Angle Jersey Controversy about Far More than Football

Sharron Angle is once again making news because she’s opposed to the separation of church and state. It’s a belief Angle's consistently held for more than two decades, and that her new DC handlers are trying to brush off with glib jokes, but which media has acknowledged is a legitimate campaign issue.

Today Las Vegas political reporter Steve Sebelius points out that Angle’s radical philosophy on the marriage of religion and government dates back decades. He also takes Team Angle to task for its handling of a controversy over Angle’s objection to a high school football team wearing black jerseys because black is the color of evil and invokes the devil, originally revealed in a Pahrump Valley Times column.

Sebelius writes:

Angle’s Communications Director Jarrod Agen… should get points for humor, but not for the attempted sleight of hand.

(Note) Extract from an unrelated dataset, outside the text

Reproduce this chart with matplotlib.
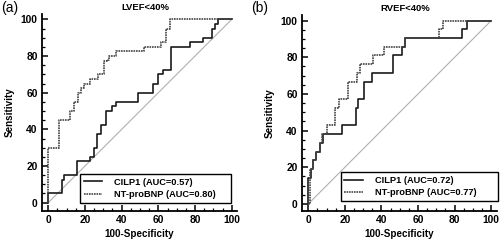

See, this isn’t about a high-school football game from 20 years ago. This is about whether Angle is willing to impose her religious beliefs on public policy in a secular democracy… It’s about whether a relatively minor decision by a coach at a secular high school should be overridden by the religious concerns of those seeking public office. And it raises the perfectly legitimate question: If Angle is willing to crusade against the color black because she thinks it’s evil, what would she do to confront other things she thinks are evil?

·         She’s already said she favors a ban on abortion with no exceptions, not even for rape or incest.

·         She’s already said social programs promote a dependency on government that leads to idolatry.

·         She’s already said she thinks alcohol should be treated like marijuana, i.e. made illegal.

·         She was once chairwoman of a PAC in Nevada that had as one of its goals to ban pornography and that said the “radical homosexual movement” was out to destroy the traditional family structure.

·         And she’s already said the doctrine of separation of church and state is “unconstitutional.”

So these are not petty questions about a two-decade-old football game, but important and contemporary questions about the kind of leader Angle would be, should she get elected in November.